◆ **Data segment**:
________________________________________

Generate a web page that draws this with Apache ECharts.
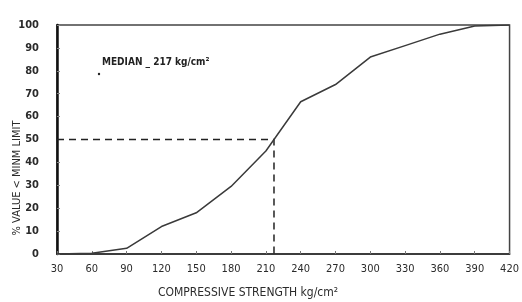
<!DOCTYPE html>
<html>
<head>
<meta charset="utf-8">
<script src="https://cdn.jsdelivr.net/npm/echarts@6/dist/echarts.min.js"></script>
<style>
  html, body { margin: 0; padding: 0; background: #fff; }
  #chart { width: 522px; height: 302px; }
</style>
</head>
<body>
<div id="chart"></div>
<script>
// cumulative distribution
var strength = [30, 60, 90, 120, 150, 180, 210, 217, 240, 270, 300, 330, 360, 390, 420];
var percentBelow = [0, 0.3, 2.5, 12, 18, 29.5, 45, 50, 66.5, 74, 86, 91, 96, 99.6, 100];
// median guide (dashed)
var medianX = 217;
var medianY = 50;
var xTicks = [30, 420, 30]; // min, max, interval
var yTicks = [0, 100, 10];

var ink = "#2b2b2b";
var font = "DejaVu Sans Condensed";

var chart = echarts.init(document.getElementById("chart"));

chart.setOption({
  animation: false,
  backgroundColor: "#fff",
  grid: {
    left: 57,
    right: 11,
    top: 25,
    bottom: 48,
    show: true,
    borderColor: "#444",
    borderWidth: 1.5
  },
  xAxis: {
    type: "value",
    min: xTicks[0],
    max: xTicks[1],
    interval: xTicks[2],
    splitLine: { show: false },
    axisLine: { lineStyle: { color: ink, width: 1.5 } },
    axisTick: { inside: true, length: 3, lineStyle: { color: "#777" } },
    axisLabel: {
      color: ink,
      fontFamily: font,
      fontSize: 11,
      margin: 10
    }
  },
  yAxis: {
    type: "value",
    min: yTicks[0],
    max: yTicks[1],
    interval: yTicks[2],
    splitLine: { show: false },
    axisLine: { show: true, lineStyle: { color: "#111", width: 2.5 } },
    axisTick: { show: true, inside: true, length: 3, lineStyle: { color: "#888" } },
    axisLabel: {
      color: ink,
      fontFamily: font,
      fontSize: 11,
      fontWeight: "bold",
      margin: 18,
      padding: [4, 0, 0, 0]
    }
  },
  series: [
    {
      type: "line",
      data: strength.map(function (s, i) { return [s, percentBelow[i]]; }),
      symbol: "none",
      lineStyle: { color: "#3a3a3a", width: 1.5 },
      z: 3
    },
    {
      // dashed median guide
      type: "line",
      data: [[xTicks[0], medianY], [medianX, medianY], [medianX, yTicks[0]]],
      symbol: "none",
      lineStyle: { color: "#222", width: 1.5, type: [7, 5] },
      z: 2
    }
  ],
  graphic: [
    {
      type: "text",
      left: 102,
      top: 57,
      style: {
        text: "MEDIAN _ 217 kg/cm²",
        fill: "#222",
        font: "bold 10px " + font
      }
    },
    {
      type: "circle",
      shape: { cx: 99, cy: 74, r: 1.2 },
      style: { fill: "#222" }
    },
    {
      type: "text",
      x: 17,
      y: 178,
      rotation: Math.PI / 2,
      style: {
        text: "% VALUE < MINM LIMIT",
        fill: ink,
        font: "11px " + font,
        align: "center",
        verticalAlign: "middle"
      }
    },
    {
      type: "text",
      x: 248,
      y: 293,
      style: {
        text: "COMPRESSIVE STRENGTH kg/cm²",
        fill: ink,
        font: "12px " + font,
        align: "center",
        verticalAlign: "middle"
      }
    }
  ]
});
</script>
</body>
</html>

________________________________________

◆ **Brief**:
Restate the data above word for word. Skip every picture.

◆ **Response to the task**:
Generate a web page that draws this with Apache ECharts.
<!DOCTYPE html>
<html>
<head>
<meta charset="utf-8">
<script src="https://cdn.jsdelivr.net/npm/echarts@6/dist/echarts.min.js"></script>
<style>
  html, body { margin: 0; padding: 0; background: #fff; }
  #chart { width: 522px; height: 302px; }
</style>
</head>
<body>
<div id="chart"></div>
<script>
// cumulative distribution
var strength = [30, 60, 90, 120, 150, 180, 210, 217, 240, 270, 300, 330, 360, 390, 420];
var percentBelow = [0, 0.3, 2.5, 12, 18, 29.5, 45, 50, 66.5, 74, 86, 91, 96, 99.6, 100];
// median guide (dashed)
var medianX = 217;
var medianY = 50;
var xTicks = [30, 420, 30]; // min, max, interval
var yTicks = [0, 100, 10];

var ink = "#2b2b2b";
var font = "DejaVu Sans Condensed";

var chart = echarts.init(document.getElementById("chart"));

chart.setOption({
  animation: false,
  backgroundColor: "#fff",
  grid: {
    left: 57,
    right: 11,
    top: 25,
    bottom: 48,
    show: true,
    borderColor: "#444",
    borderWidth: 1.5
  },
  xAxis: {
    type: "value",
    min: xTicks[0],
    max: xTicks[1],
    interval: xTicks[2],
    splitLine: { show: false },
    axisLine: { lineStyle: { color: ink, width: 1.5 } },
    axisTick: { inside: true, length: 3, lineStyle: { color: "#777" } },
    axisLabel: {
      color: ink,
      fontFamily: font,
      fontSize: 11,
      margin: 10
    }
  },
  yAxis: {
    type: "value",
    min: yTicks[0],
    max: yTicks[1],
    interval: yTicks[2],
    splitLine: { show: false },
    axisLine: { show: true, lineStyle: { color: "#111", width: 2.5 } },
    axisTick: { show: true, inside: true, length: 3, lineStyle: { color: "#888" } },
    axisLabel: {
      color: ink,
      fontFamily: font,
      fontSize: 11,
      fontWeight: "bold",
      margin: 18,
      padding: [4, 0, 0, 0]
    }
  },
  series: [
    {
      type: "line",
      data: strength.map(function (s, i) { return [s, percentBelow[i]]; }),
      symbol: "none",
      lineStyle: { color: "#3a3a3a", width: 1.5 },
      z: 3
    },
    {
      // dashed median guide
      type: "line",
      data: [[xTicks[0], medianY], [medianX, medianY], [medianX, yTicks[0]]],
      symbol: "none",
      lineStyle: { color: "#222", width: 1.5, type: [7, 5] },
      z: 2
    }
  ],
  graphic: [
    {
      type: "text",
      left: 102,
      top: 57,
      style: {
        text: "MEDIAN _ 217 kg/cm²",
        fill: "#222",
        font: "bold 10px " + font
      }
    },
    {
      type: "circle",
      shape: { cx: 99, cy: 74, r: 1.2 },
      style: { fill: "#222" }
    },
    {
      type: "text",
      x: 17,
      y: 178,
      rotation: Math.PI / 2,
      style: {
        text: "% VALUE < MINM LIMIT",
        fill: ink,
        font: "11px " + font,
        align: "center",
        verticalAlign: "middle"
      }
    },
    {
      type: "text",
      x: 248,
      y: 293,
      style: {
        text: "COMPRESSIVE STRENGTH kg/cm²",
        fill: ink,
        font: "12px " + font,
        align: "center",
        verticalAlign: "middle"
      }
    }
  ]
});
</script>
</body>
</html>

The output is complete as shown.